===== Supplied material
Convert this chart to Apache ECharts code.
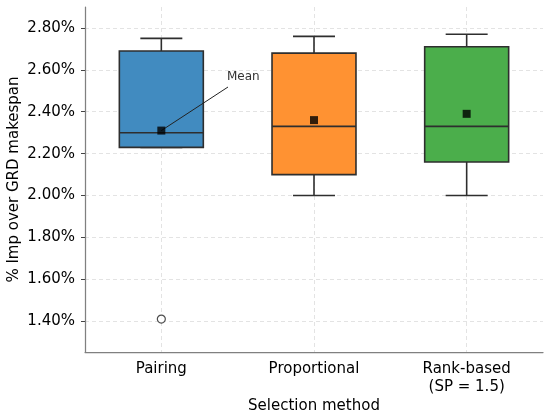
<!DOCTYPE html>
<html lang="en">
<head>
  <meta charset="UTF-8">
  <script src="https://cdn.jsdelivr.net/npm/echarts@6.0.0/dist/echarts.min.js"></script>
  <style>
    html, body { margin: 0; padding: 0; background: #fff; }
  </style>
</head>
<body>
  <div id="main" style="width: 550px;height:417px;"></div>
  <script type="text/javascript">

    // categories
    const methods = ['Pairing', 'Proportional', 'Rank-based\n(SP = 1.5)'];
    // five-number summaries [min, q1, median, q3, max] in %
    const boxStats = [
      [2.23, 2.23, 2.30, 2.69, 2.75],
      [2.00, 2.10, 2.33, 2.68, 2.76],
      [2.00, 2.16, 2.33, 2.71, 2.77]
    ];
    const means = [2.31, 2.36, 2.39];
    // outliers [category index, value]
    const outliers = [[0, 1.41]];
    const yTicks = [1.40, 1.60, 1.80, 2.00, 2.20, 2.40, 2.60, 2.80];

    const fills = ['#418bc0', '#ff9232', '#4bae4b'];
    const edge = '#2e2e2e';
    const font = 'DejaVu Sans';

    const chart = echarts.init(document.getElementById('main'));

    function renderBox(params, api) {
      const i = api.value(0);
      const band = api.size([1, 0])[0];
      const w = band * 0.55;
      const cap = w / 2;
      const pMin = api.coord([i, api.value(1)]);
      const pQ1 = api.coord([i, api.value(2)]);
      const pMed = api.coord([i, api.value(3)]);
      const pQ3 = api.coord([i, api.value(4)]);
      const pMax = api.coord([i, api.value(5)]);
      const cx = pMed[0];
      const line = { stroke: edge, lineWidth: 1.6 };
      return {
        type: 'group',
        children: [
          { type: 'line', shape: { x1: cx, y1: pQ3[1], x2: cx, y2: pMax[1] }, style: line },
          { type: 'line', shape: { x1: cx, y1: pQ1[1], x2: cx, y2: pMin[1] }, style: line },
          { type: 'line', shape: { x1: cx - cap / 2, y1: pMax[1], x2: cx + cap / 2, y2: pMax[1] }, style: line },
          { type: 'line', shape: { x1: cx - cap / 2, y1: pMin[1], x2: cx + cap / 2, y2: pMin[1] }, style: line },
          {
            type: 'rect',
            shape: { x: cx - w / 2, y: pQ3[1], width: w, height: pQ1[1] - pQ3[1] },
            style: { fill: fills[params.dataIndex], stroke: edge, lineWidth: 1.6 }
          },
          { type: 'line', shape: { x1: cx - w / 2, y1: pMed[1], x2: cx + w / 2, y2: pMed[1] }, style: line }
        ]
      };
    }

    chart.setOption({
      animation: false,
      backgroundColor: '#fff',
      textStyle: { fontFamily: font },
      grid: { left: 85, right: 7, top: 7, bottom: 65, containLabel: false, outerBoundsMode: 'none' },
      xAxis: {
        type: 'category',
        data: methods,
        name: 'Selection method',
        nameLocation: 'middle',
        nameGap: 47,
        nameMoveOverlap: false,
        nameTextStyle: { fontSize: 15, color: '#000', fontFamily: font },
        axisLine: { lineStyle: { color: '#808080', width: 1.25 } },
        axisTick: { alignWithLabel: true, length: 4, lineStyle: { color: '#444' } },
        axisLabel: { fontSize: 15, color: '#000', margin: 8, lineHeight: 18, fontFamily: font, interval: 0 },
        splitLine: { show: true, alignWithLabel: true, lineStyle: { color: '#dcdcdc', type: [4, 3], width: 0.8 } }
      },
      yAxis: {
        type: 'value',
        min: 1.253,
        max: 2.90,
        name: '% Imp over GRD makespan',
        nameLocation: 'middle',
        nameGap: 63,
        nameMoveOverlap: false,
        nameTextStyle: { fontSize: 15, color: '#000', fontFamily: font },
        axisLine: { show: true, lineStyle: { color: '#808080', width: 1.25 } },
        axisTick: { show: true, length: 4, customValues: yTicks, lineStyle: { color: '#444' } },
        axisLabel: {
          fontSize: 15, color: '#000', margin: 10, fontFamily: font,
          customValues: yTicks,
          formatter: v => v.toFixed(2) + '%'
        },
        splitLine: { show: true, lineStyle: { color: '#dcdcdc', type: [4, 3], width: 0.8 } }
      },
      graphic: [{
        type: 'text',
        left: 227,
        top: 71,
        style: { text: 'Mean', fontSize: 12, fill: '#333', fontFamily: font }
      }],
      series: [
        {
          name: 'box',
          type: 'custom',
          renderItem: renderBox,
          encode: { x: 0, y: [1, 2, 3, 4, 5] },
          data: boxStats.map((s, i) => [i].concat(s)),
          z: 2
        },
        {
          name: 'mean',
          type: 'scatter',
          symbol: 'rect',
          symbolSize: 8,
          itemStyle: { color: '#000' },
          data: means.map((m, i) => [i, m]),
          z: 5,
          markLine: {
            silent: true,
            symbol: ['none', 'none'],
            label: { show: false },
            lineStyle: { color: '#222', width: 1, type: 'solid' },
            data: [[{ coord: [0, means[0]] }, { x: 228, y: 87 }]]
          }
        },
        {
          name: 'outlier',
          type: 'scatter',
          symbol: 'circle',
          symbolSize: 8,
          itemStyle: { color: '#fff', borderColor: '#222', borderWidth: 1.2 },
          data: outliers,
          z: 5
        }
      ]
    });

  </script>
</body>
</html>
==========
> [Exercise]:
Quote the preceding listing precisely and completely, omitting its images.

> [Written response]:
Convert this chart to Apache ECharts code.
<!DOCTYPE html>
<html lang="en">
<head>
  <meta charset="UTF-8">
  <script src="https://cdn.jsdelivr.net/npm/echarts@6.0.0/dist/echarts.min.js"></script>
  <style>
    html, body { margin: 0; padding: 0; background: #fff; }
  </style>
</head>
<body>
  <div id="main" style="width: 550px;height:417px;"></div>
  <script type="text/javascript">

    // categories
    const methods = ['Pairing', 'Proportional', 'Rank-based\n(SP = 1.5)'];
    // five-number summaries [min, q1, median, q3, max] in %
    const boxStats = [
      [2.23, 2.23, 2.30, 2.69, 2.75],
      [2.00, 2.10, 2.33, 2.68, 2.76],
      [2.00, 2.16, 2.33, 2.71, 2.77]
    ];
    const means = [2.31, 2.36, 2.39];
    // outliers [category index, value]
    const outliers = [[0, 1.41]];
    const yTicks = [1.40, 1.60, 1.80, 2.00, 2.20, 2.40, 2.60, 2.80];

    const fills = ['#418bc0', '#ff9232', '#4bae4b'];
    const edge = '#2e2e2e';
    const font = 'DejaVu Sans';

    const chart = echarts.init(document.getElementById('main'));

    function renderBox(params, api) {
      const i = api.value(0);
      const band = api.size([1, 0])[0];
      const w = band * 0.55;
      const cap = w / 2;
      const pMin = api.coord([i, api.value(1)]);
      const pQ1 = api.coord([i, api.value(2)]);
      const pMed = api.coord([i, api.value(3)]);
      const pQ3 = api.coord([i, api.value(4)]);
      const pMax = api.coord([i, api.value(5)]);
      const cx = pMed[0];
      const line = { stroke: edge, lineWidth: 1.6 };
      return {
        type: 'group',
        children: [
          { type: 'line', shape: { x1: cx, y1: pQ3[1], x2: cx, y2: pMax[1] }, style: line },
          { type: 'line', shape: { x1: cx, y1: pQ1[1], x2: cx, y2: pMin[1] }, style: line },
          { type: 'line', shape: { x1: cx - cap / 2, y1: pMax[1], x2: cx + cap / 2, y2: pMax[1] }, style: line },
          { type: 'line', shape: { x1: cx - cap / 2, y1: pMin[1], x2: cx + cap / 2, y2: pMin[1] }, style: line },
          {
            type: 'rect',
            shape: { x: cx - w / 2, y: pQ3[1], width: w, height: pQ1[1] - pQ3[1] },
            style: { fill: fills[params.dataIndex], stroke: edge, lineWidth: 1.6 }
          },
          { type: 'line', shape: { x1: cx - w / 2, y1: pMed[1], x2: cx + w / 2, y2: pMed[1] }, style: line }
        ]
      };
    }

    chart.setOption({
      animation: false,
      backgroundColor: '#fff',
      textStyle: { fontFamily: font },
      grid: { left: 85, right: 7, top: 7, bottom: 65, containLabel: false, outerBoundsMode: 'none' },
      xAxis: {
        type: 'category',
        data: methods,
        name: 'Selection method',
        nameLocation: 'middle',
        nameGap: 47,
        nameMoveOverlap: false,
        nameTextStyle: { fontSize: 15, color: '#000', fontFamily: font },
        axisLine: { lineStyle: { color: '#808080', width: 1.25 } },
        axisTick: { alignWithLabel: true, length: 4, lineStyle: { color: '#444' } },
        axisLabel: { fontSize: 15, color: '#000', margin: 8, lineHeight: 18, fontFamily: font, interval: 0 },
        splitLine: { show: true, alignWithLabel: true, lineStyle: { color: '#dcdcdc', type: [4, 3], width: 0.8 } }
      },
      yAxis: {
        type: 'value',
        min: 1.253,
        max: 2.90,
        name: '% Imp over GRD makespan',
        nameLocation: 'middle',
        nameGap: 63,
        nameMoveOverlap: false,
        nameTextStyle: { fontSize: 15, color: '#000', fontFamily: font },
        axisLine: { show: true, lineStyle: { color: '#808080', width: 1.25 } },
        axisTick: { show: true, length: 4, customValues: yTicks, lineStyle: { color: '#444' } },
        axisLabel: {
          fontSize: 15, color: '#000', margin: 10, fontFamily: font,
          customValues: yTicks,
          formatter: v => v.toFixed(2) + '%'
        },
        splitLine: { show: true, lineStyle: { color: '#dcdcdc', type: [4, 3], width: 0.8 } }
      },
      graphic: [{
        type: 'text',
        left: 227,
        top: 71,
        style: { text: 'Mean', fontSize: 12, fill: '#333', fontFamily: font }
      }],
      series: [
        {
          name: 'box',
          type: 'custom',
          renderItem: renderBox,
          encode: { x: 0, y: [1, 2, 3, 4, 5] },
          data: boxStats.map((s, i) => [i].concat(s)),
          z: 2
        },
        {
          name: 'mean',
          type: 'scatter',
          symbol: 'rect',
          symbolSize: 8,
          itemStyle: { color: '#000' },
          data: means.map((m, i) => [i, m]),
          z: 5,
          markLine: {
            silent: true,
            symbol: ['none', 'none'],
            label: { show: false },
            lineStyle: { color: '#222', width: 1, type: 'solid' },
            data: [[{ coord: [0, means[0]] }, { x: 228, y: 87 }]]
          }
        },
        {
          name: 'outlier',
          type: 'scatter',
          symbol: 'circle',
          symbolSize: 8,
          itemStyle: { color: '#fff', borderColor: '#222', borderWidth: 1.2 },
          data: outliers,
          z: 5
        }
      ]
    });

  </script>
</body>
</html>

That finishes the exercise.